----- Data extract -----
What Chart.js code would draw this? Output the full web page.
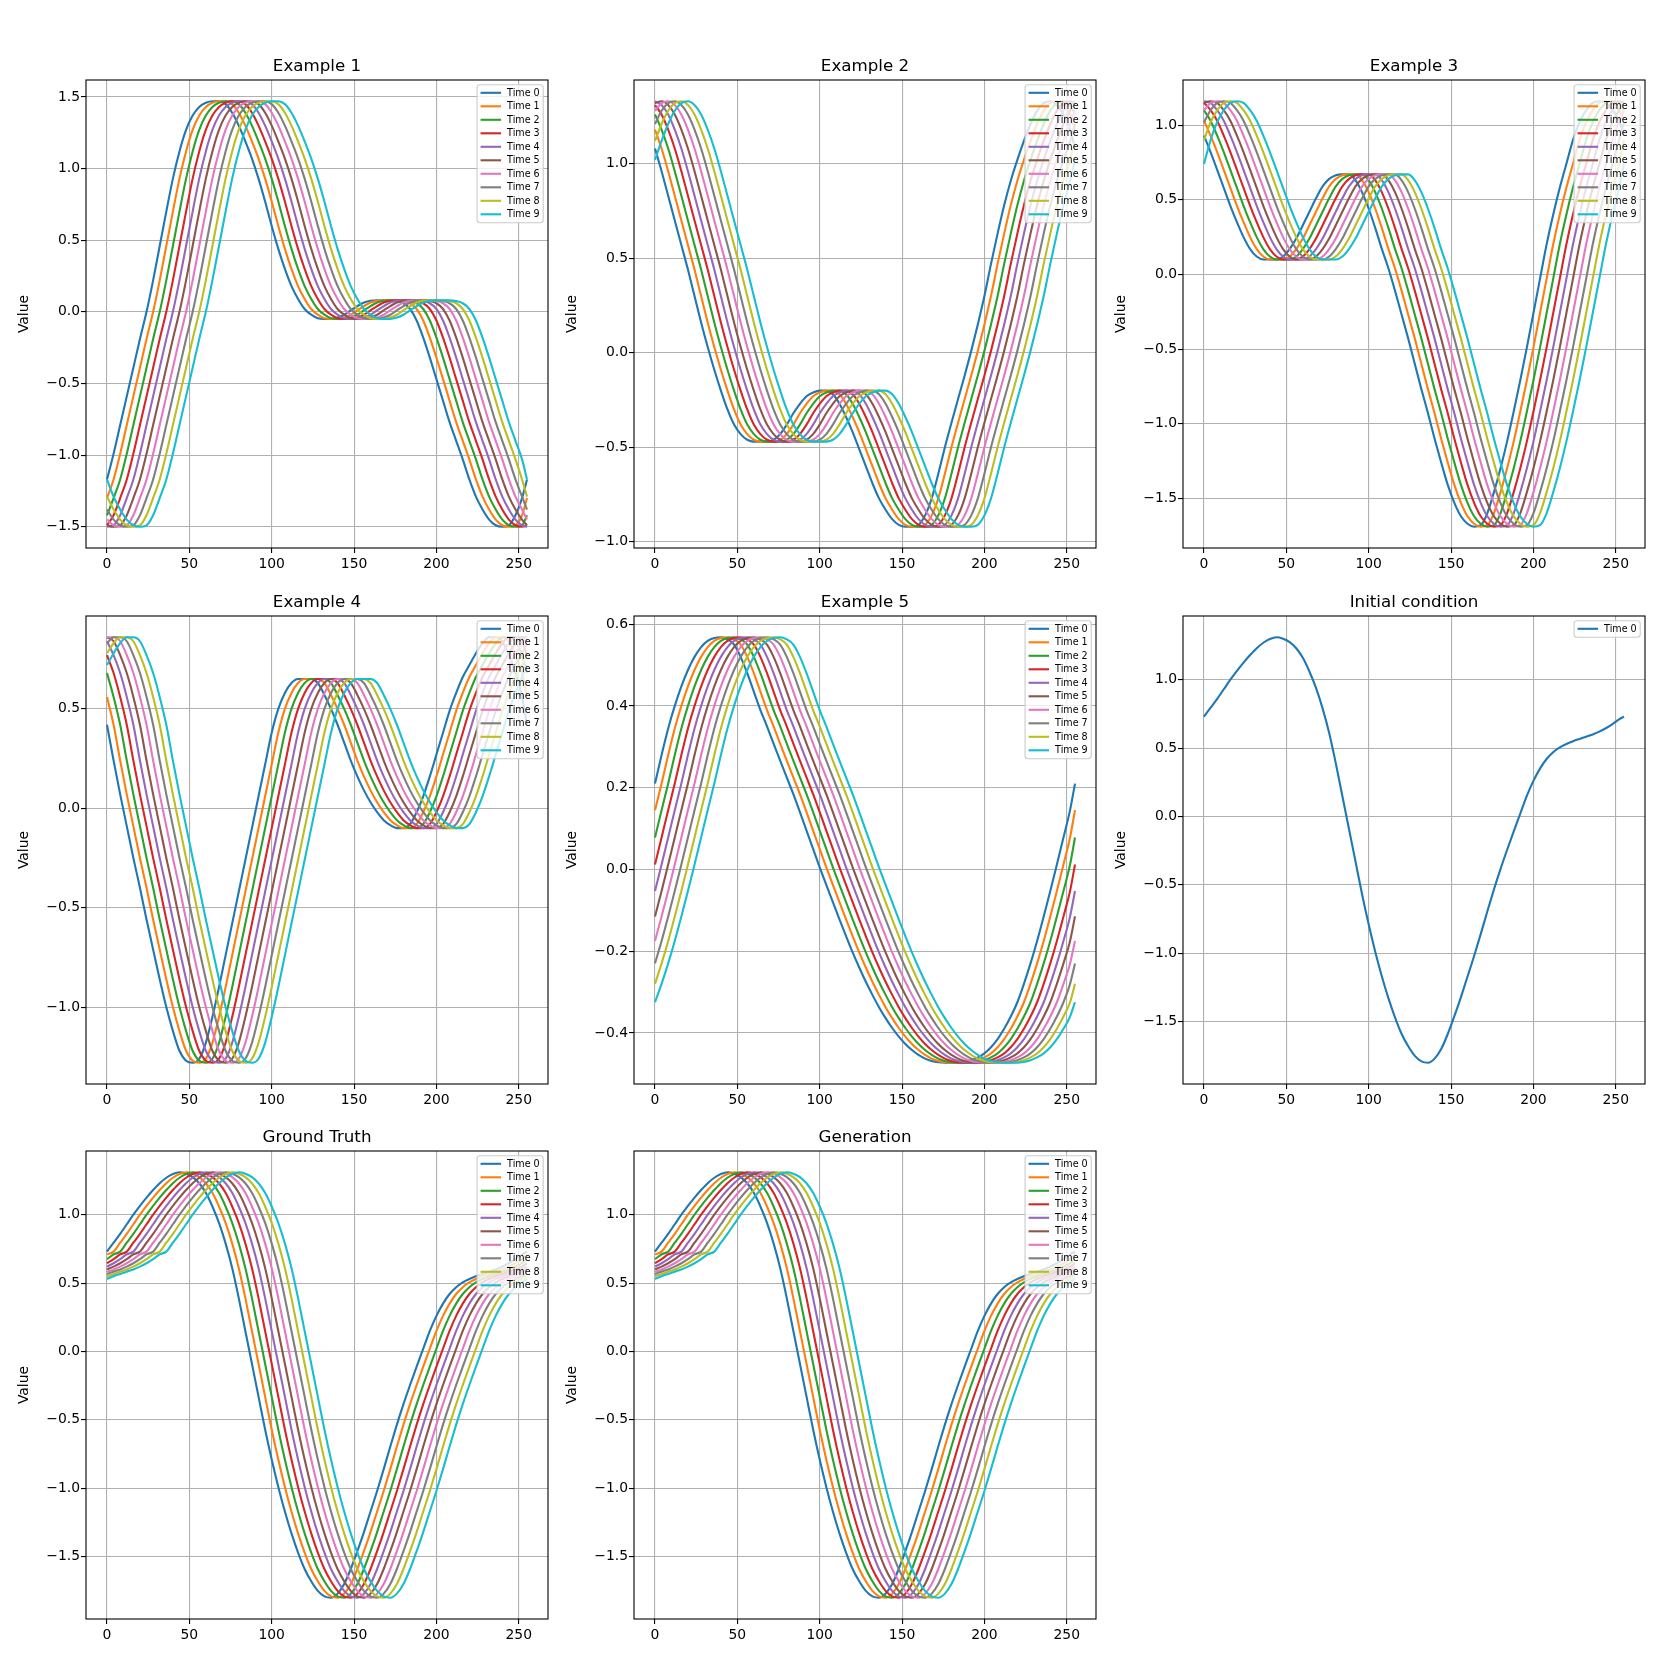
<!DOCTYPE html>
<html>
<head>
<meta charset="utf-8">
<title>Examples</title>
<script src="https://cdn.jsdelivr.net/npm/chart.js@4.4.1/dist/chart.umd.min.js"></script>
<style>
  html, body { margin: 0; padding: 0; background: #fff; }
  body { width: 1661px; height: 1661px; position: relative; overflow: hidden; }
  canvas { position: absolute; }
</style>
</head>
<body>
<script>
// Grid positions where the Time 0 curves were read (every 4th point of 0..255)
const gridX = [0, 4, 8, 12, 16, 20, 24, 28, 32, 36, 40, 44, 48, 52, 56, 60,
  64, 68, 72, 76, 80, 84, 88, 92, 96, 100, 104, 108, 112, 116, 120, 124,
  128, 132, 136, 140, 144, 148, 152, 156, 160, 164, 168, 172, 176, 180, 184, 188,
  192, 196, 200, 204, 208, 212, 216, 220, 224, 228, 232, 236, 240, 244, 248, 252];

// Time 0 values
const example1 = [-1.17, -0.99, -0.79, -0.59, -0.39, -0.19, 0.0, 0.22, 0.46, 0.7, 0.93, 1.12, 1.27, 1.37, 1.43, 1.46,
  1.47, 1.47, 1.45, 1.39, 1.3, 1.19, 1.07, 0.93, 0.77, 0.6, 0.44, 0.3, 0.18, 0.09, 0.02, -0.02,
  -0.045, -0.05, -0.05, -0.04, -0.02, 0.01, 0.04, 0.065, 0.078, 0.08, 0.08, 0.08, 0.075, 0.06, 0.02, -0.06,
  -0.18, -0.32, -0.47, -0.62, -0.77, -0.9, -1.03, -1.17, -1.29, -1.38, -1.45, -1.49, -1.5, -1.49, -1.42, -1.3];

const example2 = [1.08, 0.96, 0.83, 0.7, 0.57, 0.44, 0.3, 0.16, 0.03, -0.09, -0.2, -0.3, -0.38, -0.43, -0.46, -0.47,
  -0.47, -0.47, -0.46, -0.43, -0.38, -0.32, -0.27, -0.23, -0.21, -0.2, -0.2, -0.22, -0.27, -0.34, -0.42, -0.51,
  -0.6, -0.69, -0.77, -0.83, -0.88, -0.91, -0.92, -0.92, -0.91, -0.86, -0.77, -0.64, -0.5, -0.37, -0.245, -0.12,
  0.01, 0.15, 0.3, 0.47, 0.63, 0.78, 0.91, 1.02, 1.12, 1.21, 1.28, 1.32, 1.33, 1.31, 1.26, 1.18];

const example3 = [0.93, 0.82, 0.7, 0.58, 0.46, 0.35, 0.25, 0.17, 0.12, 0.1, 0.1, 0.1, 0.12, 0.17, 0.24, 0.33,
  0.42, 0.51, 0.59, 0.64, 0.665, 0.67, 0.67, 0.63, 0.55, 0.44, 0.31, 0.17, 0.04, -0.11, -0.27, -0.43,
  -0.6, -0.77, -0.93, -1.1, -1.26, -1.41, -1.53, -1.62, -1.67, -1.69, -1.68, -1.6, -1.46, -1.3, -1.12, -0.92,
  -0.71, -0.49, -0.26, -0.03, 0.2, 0.4, 0.58, 0.74, 0.9, 1.02, 1.1, 1.15, 1.16, 1.15, 1.1, 1.03];

const example4 = [0.42, 0.24, 0.07, -0.09, -0.25, -0.4, -0.56, -0.71, -0.86, -1.0, -1.12, -1.22, -1.27, -1.28, -1.26, -1.18,
  -1.05, -0.9, -0.74, -0.58, -0.42, -0.26, -0.1, 0.06, 0.22, 0.38, 0.5, 0.58, 0.63, 0.65, 0.65, 0.65,
  0.63, 0.57, 0.5, 0.42, 0.33, 0.24, 0.16, 0.09, 0.03, -0.02, -0.06, -0.085, -0.1, -0.1, -0.08, -0.02,
  0.06, 0.16, 0.27, 0.38, 0.49, 0.58, 0.66, 0.72, 0.78, 0.83, 0.86, 0.86, 0.84, 0.77, 0.68, 0.56];

const example5 = [0.21, 0.28, 0.345, 0.4, 0.448, 0.488, 0.52, 0.544, 0.559, 0.566, 0.568, 0.563, 0.55, 0.52, 0.48, 0.435,
  0.39, 0.35, 0.308, 0.266, 0.225, 0.184, 0.14, 0.095, 0.05, 0.005, -0.038, -0.08, -0.122, -0.163, -0.203, -0.24,
  -0.275, -0.307, -0.337, -0.364, -0.388, -0.409, -0.427, -0.442, -0.454, -0.463, -0.469, -0.472, -0.473, -0.473, -0.473, -0.471,
  -0.467, -0.46, -0.45, -0.435, -0.415, -0.39, -0.36, -0.325, -0.28, -0.23, -0.175, -0.115, -0.053, 0.012, 0.078, 0.145];

// also Time 0 of "Ground Truth" and "Generation" (they look the same)
const initialCondition = [0.73, 0.795, 0.86, 0.93, 1.0, 1.065, 1.125, 1.18, 1.23, 1.27, 1.297, 1.31, 1.3, 1.275, 1.23, 1.16,
  1.06, 0.94, 0.79, 0.61, 0.39, 0.15, -0.09, -0.33, -0.57, -0.79, -0.99, -1.17, -1.33, -1.47, -1.59, -1.68,
  -1.75, -1.79, -1.8, -1.77, -1.7, -1.59, -1.46, -1.32, -1.17, -1.02, -0.86, -0.695, -0.535, -0.385, -0.245, -0.11,
  0.02, 0.15, 0.26, 0.35, 0.42, 0.47, 0.505, 0.53, 0.55, 0.567, 0.583, 0.6, 0.62, 0.645, 0.675, 0.71];

// each later time is the Time 0 curve moved right by one read step (4 points)
const stepsPerTime = 1;
const lastX = 255;

const timeLabels = ['Time 0', 'Time 1', 'Time 2', 'Time 3', 'Time 4', 'Time 5', 'Time 6', 'Time 7', 'Time 8', 'Time 9'];

const xTicks = [0, 50, 100, 150, 200, 250];
const yTicks1 = [-1.5, -1.0, -0.5, 0.0, 0.5, 1.0, 1.5];
const yTicks2 = [-1.0, -0.5, 0.0, 0.5, 1.0];
const yTicks3 = [-1.5, -1.0, -0.5, 0.0, 0.5, 1.0];
const yTicks4 = [-1.0, -0.5, 0.0, 0.5];
const yTicks5 = [-0.4, -0.2, 0.0, 0.2, 0.4, 0.6];
const yTicksIC = [-1.5, -1.0, -0.5, 0.0, 0.5, 1.0];

const colors = ['#1f77b4', '#ff7f0e', '#2ca02c', '#d62728', '#9467bd',
  '#8c564b', '#e377c2', '#7f7f7f', '#bcbd22', '#17becf'];

// axes boxes (left, top) in page pixels, all 462 x 468
const AX_W = 462, AX_H = 468, SIDE = 86, HEAD = 40;
const panels = [
  { title: 'Example 1', base: example1, yTicks: yTicks1, times: 10, left: 86, top: 80 },
  { title: 'Example 2', base: example2, yTicks: yTicks2, times: 10, left: 634, top: 80 },
  { title: 'Example 3', base: example3, yTicks: yTicks3, times: 10, left: 1183, top: 80 },
  { title: 'Example 4', base: example4, yTicks: yTicks4, times: 10, left: 86, top: 616 },
  { title: 'Example 5', base: example5, yTicks: yTicks5, times: 10, left: 634, top: 616 },
  { title: 'Initial condition', base: initialCondition, yTicks: yTicksIC, times: 1, left: 1183, top: 616 },
  { title: 'Ground Truth', base: initialCondition, yTicks: yTicksIC, times: 10, left: 86, top: 1151 },
  { title: 'Generation', base: initialCondition, yTicks: yTicksIC, times: 10, left: 634, top: 1151 }
];

Chart.defaults.font.family = '"DejaVu Sans", sans-serif';
Chart.defaults.color = '#000';

function series(base, k) {
  const n = base.length;
  const shift = k * stepsPerTime;
  const pts = gridX.map((x, j) => ({ x: x, y: base[(j - shift + n * 10) % n] }));
  // closing point: the value that wraps round from the start
  pts.push({ x: lastX, y: base[(n * 10 - shift) % n] });
  return pts;
}

function fmt(v) {
  return v.toFixed(1).replace('-', '\u2212');
}

// title centred over the plot area, not over the whole canvas
const axesTitle = {
  id: 'axesTitle',
  afterDraw(chart, args, opts) {
    const { ctx, chartArea: a } = chart;
    ctx.save();
    ctx.font = '16.7px "DejaVu Sans"';
    ctx.fillStyle = '#000';
    ctx.textAlign = 'center';
    ctx.textBaseline = 'alphabetic';
    ctx.fillText(opts.text, (a.left + a.right) / 2, a.top - 9.5);
    ctx.restore();
  }
};

// black frame round the plot area, drawn over the curves
const frame = {
  id: 'frame',
  afterDatasetsDraw(chart) {
    const { ctx, chartArea: a } = chart;
    ctx.save();
    ctx.strokeStyle = '#000';
    ctx.lineWidth = 1.1;
    ctx.strokeRect(a.left, a.top, a.right - a.left, a.bottom - a.top);
    ctx.restore();
  }
};

// legend in the upper right corner, inside the axes
const cornerLegend = {
  id: 'cornerLegend',
  afterDraw(chart) {
    const { ctx, chartArea } = chart;
    const sets = chart.data.datasets;
    const fs = 9.6, row = 13.5;
    ctx.save();
    ctx.font = fs + 'px "DejaVu Sans"';
    const textW = Math.max(...sets.map(d => ctx.measureText(d.label).width));
    const w = 30 + textW + 3.5;
    const h = 16.5 + (sets.length - 1) * row;
    const x = chartArea.right - 4.8 - w;
    const y = chartArea.top + 4.8;
    ctx.beginPath();
    ctx.roundRect(x, y, w, h, 3);
    ctx.fillStyle = 'rgba(255,255,255,0.8)';
    ctx.fill();
    ctx.strokeStyle = '#cccccc';
    ctx.lineWidth = 1.1;
    ctx.stroke();
    ctx.textBaseline = 'middle';
    sets.forEach((d, i) => {
      const cy = y + 8 + i * row;
      ctx.strokeStyle = d.borderColor;
      ctx.lineWidth = 2.1;
      ctx.beginPath();
      ctx.moveTo(x + 3.5, cy);
      ctx.lineTo(x + 24, cy);
      ctx.stroke();
      ctx.fillStyle = '#000';
      ctx.fillText(d.label, x + 30, cy + 0.5);
    });
    ctx.restore();
  }
};

panels.forEach(p => {
  const canvas = document.createElement('canvas');
  canvas.width = SIDE + AX_W + 10;
  canvas.height = HEAD + AX_H + 40;
  canvas.style.left = (p.left - SIDE) + 'px';
  canvas.style.top = (p.top - HEAD) + 'px';
  document.body.appendChild(canvas);

  const lo = Math.min(...p.base), hi = Math.max(...p.base);
  const pad = (hi - lo) * 0.05;

  const datasets = [];
  for (let k = 0; k < p.times; k++) {
    datasets.push({
      label: timeLabels[k],
      data: series(p.base, k),
      borderColor: colors[k],
      borderWidth: 2.1,
      pointRadius: 0,
      fill: false,
      cubicInterpolationMode: 'monotone',
      order: p.times - 1 - k
    });
  }

  new Chart(canvas, {
    type: 'line',
    data: { datasets: datasets },
    options: {
      responsive: false,
      animation: false,
      devicePixelRatio: 1,
      layout: { padding: { left: 0, right: 10, top: HEAD, bottom: 0 } },
      plugins: {
        legend: { display: false },
        tooltip: { enabled: false },
        title: { display: false },
        axesTitle: { text: p.title }
      },
      scales: {
        x: {
          type: 'linear',
          min: -0.05 * lastX,
          max: lastX * 1.05,
          afterBuildTicks: s => { s.ticks = xTicks.map(v => ({ value: v })); },
          afterFit: s => { s.height = 40; },
          ticks: { autoSkip: false, maxRotation: 0, padding: 3, color: '#000',
                   font: { size: 13.9 }, callback: v => String(v) },
          grid: { color: '#b0b0b0', lineWidth: 1.1, tickLength: 5, tickColor: '#000', tickWidth: 1.1 },
          border: { display: false }
        },
        y: {
          type: 'linear',
          min: lo - pad,
          max: hi + pad,
          afterBuildTicks: s => { s.ticks = p.yTicks.map(v => ({ value: v })); },
          afterFit: s => { s.width = SIDE; },
          ticks: { autoSkip: false, padding: 1, color: '#000',
                   font: { size: 13.9 }, callback: v => fmt(v) },
          grid: { color: '#b0b0b0', lineWidth: 1.1, tickLength: 5, tickColor: '#000', tickWidth: 1.1 },
          border: { display: false },
          title: { display: true, text: 'Value', color: '#000',
                   font: { size: 13.9 }, padding: { top: 15.7, bottom: 0 } }
        }
      }
    },
    plugins: [axesTitle, frame, cornerLegend]
  });
});
</script>
</body>
</html>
-----
→ **Task instructions**
Could the lines from the top of the material through the line with "244, 248, 252];" be repeated exactly, pictures left out?

→ **Solution for this exercise**
What Chart.js code would draw this? Output the full web page.
<!DOCTYPE html>
<html>
<head>
<meta charset="utf-8">
<title>Examples</title>
<script src="https://cdn.jsdelivr.net/npm/chart.js@4.4.1/dist/chart.umd.min.js"></script>
<style>
  html, body { margin: 0; padding: 0; background: #fff; }
  body { width: 1661px; height: 1661px; position: relative; overflow: hidden; }
  canvas { position: absolute; }
</style>
</head>
<body>
<script>
// Grid positions where the Time 0 curves were read (every 4th point of 0..255)
const gridX = [0, 4, 8, 12, 16, 20, 24, 28, 32, 36, 40, 44, 48, 52, 56, 60,
  64, 68, 72, 76, 80, 84, 88, 92, 96, 100, 104, 108, 112, 116, 120, 124,
  128, 132, 136, 140, 144, 148, 152, 156, 160, 164, 168, 172, 176, 180, 184, 188,
  192, 196, 200, 204, 208, 212, 216, 220, 224, 228, 232, 236, 240, 244, 248, 252];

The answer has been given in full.